Tuesday, October 28, 2008

Margie's Home Cooking


Margie: Edna, I invited Cousin T for dinner tonight. I declare, that boy beats all. He's just like all these other young people who think home cooking means microwaving or opening a box.

Remember that time I told him I'd made a cake from scratch and he wouldn't eat it? I knew something was wrong because he eats anything. He finally told me he wasn't going to eat anything made from scraps. Lord a mercy!

Edna: Margie, don't you be too hard on Cousin T. You know that half the time you're talking to him he's got his head in the clouds, thinking of some project or another. It's not his fault that he misunderstood you about that cake. Besides, you know he loves your cooking--although goodness knows why. You cook about as well as a pig can knit a pair of socks. It's a wonder you haven't given us the ptomaine poisoning before now.

Margie: You're a lying liar, Edna. I haven't noticed you laying down your shovel or not eating when I cook. You're just mad because Mama left me her recipe book.

Mama knew all about cooking a fine meal. She once said that's how she caught a good husband. Daddy sure loved everything she fixed. Remember her iron skillets? And her fried chicken?

Edna: Margie, the only reason I tolerate your cooking is because you pitch a fit and sulk for days if I don't eat what you fix. You're as bad as a two-year-old sometimes.

And yes, Mama surely did know how to cook. She may have left you her recipe book, but she sure didn't leave you her know-how. I wouldn't mind having a taste of her fried chicken again, that's the truth. And her pecan pie was this close to sinful. What are you going to fix for Cousin T?

Margie: You won't be getting any but I'm cooking fried chicken and gravy, mashed potatoes, hot biscuits, green peas, and a Death by Chocolate cake.

Cousin T will sleep for days after that meal.

Edna: Oh, merciful heavens! I'd best call Cousin T and warn that boy not to come to dinner. If he eats all that, there's gonna be death at the table tonight for sure, but not by chocolate. Don't you remember the last time you cooked that kind of meal for him? He spent the rest of the night getting his stomach pumped. It wasn't pretty.

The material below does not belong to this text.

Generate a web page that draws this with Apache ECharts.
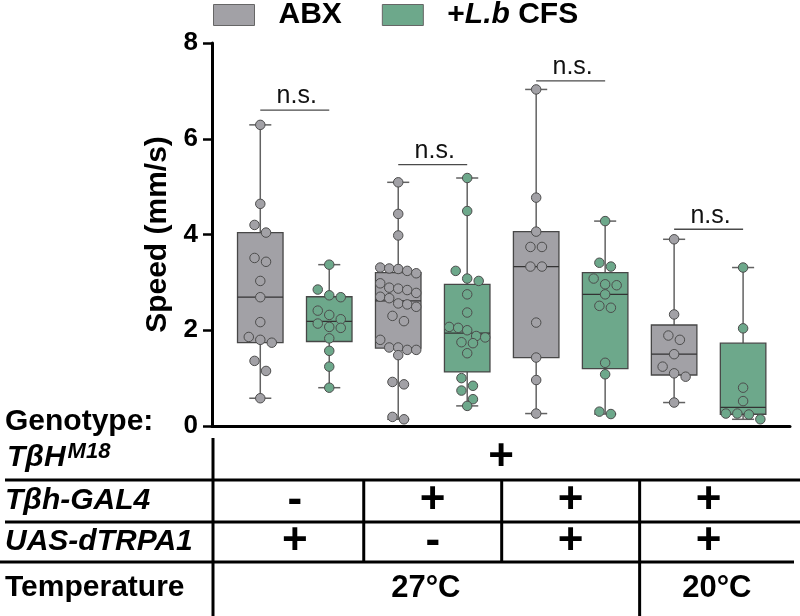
<!DOCTYPE html>
<html>
<head>
<meta charset="utf-8">
<script src="https://cdn.jsdelivr.net/npm/echarts@6/dist/echarts.min.js"></script>
<style>html,body{margin:0;padding:0;background:#fff}#chart{width:800px;height:616px}</style>
</head>
<body>
<div id="chart"></div>
<script>
// ---------------- data ----------------
const treatments = ['ABX', '+L.b CFS'];
const treatmentColors = ['#a2a1a6', '#6da88b'];
// 8 boxes, alternating ABX / +L.b CFS
const abxCtrl27  = [6.29, 4.64, 4.20, 4.04, 3.51, 3.43, 3.03, 2.69, 2.17, 1.86, 1.80, 1.74, 1.36, 1.15, 0.58];
const lbCtrl27   = [3.37, 2.85, 2.73, 2.69, 2.41, 2.32, 2.23, 2.14, 2.07, 2.05, 1.83, 1.57, 1.24, 0.80];
const abxGal4_27 = [5.09, 4.43, 3.98, 3.31, 3.29, 3.28, 3.24, 3.19, 2.98, 2.89, 2.87, 2.84, 2.78, 2.70, 2.67, 2.56, 2.54, 2.49, 2.30, 2.19, 1.80, 1.64, 1.64, 1.59, 1.59, 1.48, 0.92, 0.87, 0.19, 0.14];
const lbGal4_27  = [5.18, 4.49, 3.24, 3.08, 3.03, 2.75, 2.37, 2.07, 2.05, 2.00, 1.88, 1.85, 1.75, 1.73, 1.52, 1.00, 0.84, 0.74, 0.56, 0.42];
const abxTrpa27  = [7.03, 4.77, 4.06, 3.74, 3.74, 3.33, 3.33, 2.16, 1.43, 0.96, 0.26];
const lbTrpa27   = [4.28, 3.41, 3.33, 3.08, 2.96, 2.94, 2.75, 2.51, 2.47, 1.32, 1.08, 0.30, 0.25];
const abxTrpa20  = [3.90, 2.33, 1.89, 1.80, 1.50, 1.24, 1.10, 1.03, 0.49];
const lbTrpa20   = [3.31, 2.04, 0.80, 0.52, 0.26, 0.26, 0.24, 0.14];
const groupValues = [abxCtrl27, lbCtrl27, abxGal4_27, lbGal4_27, abxTrpa27, lbTrpa27, abxTrpa20, lbTrpa20];
const groupTreatment = [0, 1, 0, 1, 0, 1, 0, 1];

const yMin = 0, yMax = 8, yInterval = 2;
const yAxisTitle = 'Speed (mm/s)';

const nsPairs  = [[0, 1], [2, 3], [4, 5], [6, 7]];
const nsLevels = [6.60, 5.46, 7.21, 4.11];
const nsLabel  = 'n.s.';

// genotype table
const genotypeTitle = 'Genotype:';
const tbhLabel = 'TβH', tbhSup = 'M18';
const tbhValue = '+';
const gal4Label = 'Tβh-GAL4';
const gal4Values = ['-', '+', '+', '+'];
const uasLabel = 'UAS-dTRPA1';
const uasValues = ['+', '-', '+', '+'];
const tempLabel = 'Temperature';
const temperatures = ['27°C', '20°C'];
const temperatureSpans = [[0, 5], [6, 7]];   // box index ranges

// ---------------- helpers ----------------
const FONT = '"Liberation Sans", Arial, sans-serif';
function quant(sorted, p) {
  const pos = (sorted.length + 1) * p;
  const lo = Math.floor(pos), fr = pos - lo;
  if (lo < 1) return sorted[0];
  if (lo >= sorted.length) return sorted[sorted.length - 1];
  return sorted[lo - 1] + fr * (sorted[lo] - sorted[lo - 1]);
}
function boxStats(vals, i) {
  const s = vals.slice().sort((a, b) => a - b);
  return [i, s[0], quant(s, 0.25), quant(s, 0.5), quant(s, 0.75), s[s.length - 1]];
}
const boxData = [[], []];
groupValues.forEach((v, i) => boxData[groupTreatment[i]].push(boxStats(v, i)));

const xMin = -0.70, xMax = 7.68;

function renderBox(params, api) {
  const x = api.value(0);
  const band = api.size([1, 0])[0];
  const bw = band * 0.66, cw = band * 0.32;
  const pMin = api.coord([x, api.value(1)]);
  const pQ1 = api.coord([x, api.value(2)]);
  const pMed = api.coord([x, api.value(3)]);
  const pQ3 = api.coord([x, api.value(4)]);
  const pMax = api.coord([x, api.value(5)]);
  const cx = pMed[0];
  const ws = { stroke: '#626262', lineWidth: 1.5 };
  return {
    type: 'group',
    children: [
      { type: 'line', shape: { x1: cx, y1: pMax[1], x2: cx, y2: pQ3[1] }, style: ws },
      { type: 'line', shape: { x1: cx, y1: pQ1[1], x2: cx, y2: pMin[1] }, style: ws },
      { type: 'line', shape: { x1: cx - cw / 2, y1: pMax[1], x2: cx + cw / 2, y2: pMax[1] }, style: ws },
      { type: 'line', shape: { x1: cx - cw / 2, y1: pMin[1], x2: cx + cw / 2, y2: pMin[1] }, style: ws },
      { type: 'rect', shape: { x: cx - bw / 2, y: pQ3[1], width: bw, height: pQ1[1] - pQ3[1] },
        style: { fill: api.visual('color'), stroke: '#474747', lineWidth: 1.3 } },
      { type: 'line', shape: { x1: cx - bw / 2, y1: pMed[1], x2: cx + bw / 2, y2: pMed[1] },
        style: { stroke: '#333', lineWidth: 1.3 } }
    ]
  };
}
function renderNs(params, api) {
  const a = api.coord([api.value(0), api.value(2)]);
  const b = api.coord([api.value(1), api.value(2)]);
  return {
    type: 'group',
    children: [
      { type: 'line', shape: { x1: a[0], y1: a[1], x2: b[0], y2: b[1] }, style: { stroke: '#4a4a4a', lineWidth: 1.3 } },
      { type: 'text', x: (a[0] + b[0]) / 2 + 2, y: a[1] - 1,
        style: { text: nsLabel, fontSize: 25, fontFamily: FONT, fill: '#111', align: 'center', verticalAlign: 'bottom' } }
    ]
  };
}

const chart = echarts.init(document.getElementById('chart'), null, { renderer: 'canvas' });
const legendFmt = name => name.indexOf('L.b') >= 0
  ? '{b|' + name.replace('L.b', '}{i|L.b}{b|') + '}'
  : '{b|' + name + '}';

const option = {
  animation: false,
  backgroundColor: '#fff',
  grid: { left: 212, right: 10, top: 43, bottom: 190, outerBoundsMode: 'none', containLabel: false },
  legend: {
    left: 213, top: 0, padding: 0, itemWidth: 41, itemHeight: 21, itemGap: 40, icon: 'rect',
    data: treatments.map((t, k) => ({ name: t, itemStyle: { color: treatmentColors[k], borderColor: '#666', borderWidth: 1 } })),
    formatter: legendFmt,
    textStyle: {
      padding: [0, 0, 0, 19],
      rich: {
        b: { fontSize: 30, fontWeight: 'bold', fontFamily: FONT, color: '#000', lineHeight: 30 },
        i: { fontSize: 30, fontWeight: 'bold', fontStyle: 'italic', fontFamily: FONT, color: '#000', lineHeight: 30 }
      }
    },
    selectedMode: false
  },
  xAxis: {
    type: 'value', min: xMin, max: xMax,
    axisLine: { show: true, onZero: false, lineStyle: { color: '#000', width: 3 } },
    axisTick: { show: false }, axisLabel: { show: false }, splitLine: { show: false }
  },
  yAxis: {
    type: 'value', min: yMin, max: yMax, interval: yInterval,
    name: yAxisTitle, nameLocation: 'middle', nameGap: 39,
    nameTextStyle: { fontSize: 30, fontWeight: 'bold', fontFamily: FONT, color: '#000' },
    axisLine: { show: true, onZero: false, lineStyle: { color: '#000', width: 3 } },
    axisTick: { show: true, length: 9, lineStyle: { color: '#000', width: 2.5 } },
    axisLabel: { fontSize: 26, fontWeight: 'bold', fontFamily: FONT, color: '#000', margin: 14 },
    splitLine: { show: false }
  },
  series: [
    { type: 'custom', name: treatments[0], renderItem: renderBox, data: boxData[0],
      itemStyle: { color: treatmentColors[0] }, encode: { x: 0, y: [1, 2, 3, 4, 5] }, z: 2 },
    { type: 'custom', name: treatments[1], renderItem: renderBox, data: boxData[1],
      itemStyle: { color: treatmentColors[1] }, encode: { x: 0, y: [1, 2, 3, 4, 5] }, z: 2 },
    { id: 'dots0', type: 'scatter', name: treatments[0], data: [], symbolSize: 9.5, z: 4,
      itemStyle: { color: treatmentColors[0], borderColor: '#4d4d4d', borderWidth: 1, opacity: 1 } },
    { id: 'dots1', type: 'scatter', name: treatments[1], data: [], symbolSize: 9.5, z: 4,
      itemStyle: { color: treatmentColors[1], borderColor: '#4d4d4d', borderWidth: 1, opacity: 1 } },
    { type: 'custom', name: 'ns', renderItem: renderNs,
      data: nsPairs.map((p, k) => [p[0], p[1], nsLevels[k]]), encode: { x: [0, 1], y: 2 }, z: 5, silent: true }
  ]
};
chart.setOption(option);

// ------- beeswarm layout using the chart's own scales -------
const toPx = (x, y) => chart.convertToPixel({ gridIndex: 0 }, [x, y]);
const unitX = toPx(1, 0)[0] - toPx(0, 0)[0];
const dotData = [[], []];
const binH = 11;
groupValues.forEach((vals, i) => {
  const sorted = vals.slice().sort((a, b) => b - a);
  let bin = [];
  const flush = () => {
    const n = bin.length;
    const sp = n > 1 ? Math.min(11.5, 36 / (n - 1)) : 0;
    bin.forEach((v, k) => {
      const dx = (k - (n - 1) / 2) * sp;
      dotData[groupTreatment[i]].push([i + dx / unitX, v]);
    });
    bin = [];
  };
  let startY = null;
  sorted.forEach(v => {
    const py = toPx(i, v)[1];
    if (bin.length && py - startY >= binH) flush();
    if (!bin.length) startY = py;
    bin.push(v);
  });
  flush();
});

// ------- genotype table -------
const X = v => toPx(v, 0)[0];
const axisLeft = X(xMin), axisRight = X(xMax);
const colB = [X(1.5), X(3.5), X(5.5)];
const pairCenter = k => X(2 * k + 0.5);
const blk = { stroke: '#000', lineWidth: 3 };
const hline = (x1, x2, y) => ({ type: 'line', shape: { x1, y1: y, x2, y2: y }, style: blk, silent: true });
const vline = (x, y1, y2) => ({ type: 'line', shape: { x1: x, y1, x2: x, y2 }, style: blk, silent: true });
const label = (text, x, y, italic) => ({
  type: 'text', x, y, silent: true,
  style: { text, fontSize: 30, fontWeight: 'bold', fontStyle: italic ? 'italic' : 'normal', fontFamily: FONT,
    fill: '#000', align: 'left', verticalAlign: 'middle' }
});
const sign = (text, x, y) => ({
  type: 'text', x, y, silent: true,
  style: { text, fontSize: 44, fontWeight: 'bold', fontFamily: FONT, fill: '#000', align: 'center', verticalAlign: 'middle' }
});
const rowY = { geno: 422, tbh: 458, gal4: 501, uas: 542, temp: 588 };
const graphics = [
  hline(5, 800, 480), hline(5, 800, 522), hline(0, axisRight + 4, 562),
  vline(axisLeft + 1, 438, 616), vline(colB[2], 480, 616), vline(colB[0], 480, 562), vline(colB[1], 480, 562),
  label(genotypeTitle, 5, rowY.geno, false),
  { type: 'text', x: 7, y: rowY.tbh, silent: true,
    style: { text: '{m|' + tbhLabel + '}{s|' + tbhSup + '}', verticalAlign: 'middle', align: 'left',
      rich: {
        m: { fontSize: 30, fontWeight: 'bold', fontStyle: 'italic', fontFamily: FONT, fill: '#000', lineHeight: 34 },
        s: { fontSize: 22, fontWeight: 'bold', fontStyle: 'italic', fontFamily: FONT, fill: '#000', verticalAlign: 'top', lineHeight: 34, padding: [0, 0, 0, 2] }
      } } },
  label(gal4Label, 5, rowY.gal4, true),
  label(uasLabel, 5, rowY.uas, true),
  label(tempLabel, 5, rowY.temp, false),
  sign(tbhValue, (axisLeft + axisRight) / 2, rowY.tbh)
];
gal4Values.forEach((s, k) => graphics.push(sign(s, pairCenter(k), rowY.gal4)));
uasValues.forEach((s, k) => graphics.push(sign(s, pairCenter(k), rowY.uas)));
temperatures.forEach((t, k) => {
  const span = temperatureSpans[k];
  const left = span[0] === 0 ? axisLeft : X(span[0] - 0.5);
  const right = span[1] === groupValues.length - 1 ? axisRight + 4 : X(span[1] + 0.5);
  graphics.push({ type: 'text', x: (left + right) / 2, y: rowY.temp, silent: true,
    style: { text: t, fontSize: 31, fontWeight: 'bold', fontFamily: FONT, fill: '#000', align: 'center', verticalAlign: 'middle' } });
});

chart.setOption({
  series: [{ id: 'dots0', data: dotData[0] }, { id: 'dots1', data: dotData[1] }],
  graphic: graphics
});
</script>
</body>
</html>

Margie: Pretty is as pretty does, Edna.


Anonymous said...

It is a shame Margie can not cook. Mom loves chocolate cake!

Margie and Edna said...

Edna: Dears, believe it or not, Margie's chocolate cake isn't quite as bad as I made it out to be. It's actually almost edible...but don't tell her that, she'll get a swelled head.

gLoR!e said...

i was thinking that both is the master of cooking....mmmm so it's only margie then?mmmm...

Sandee (Comedy +) said...

May I come to dinner. I ♥ fried chicken and mashed potatoes and gravy. Yummy. :)

Chris Wood said...

Sounds delicious in a lethal kind of way.

erika said...

Whatever that is a picture of, I want some!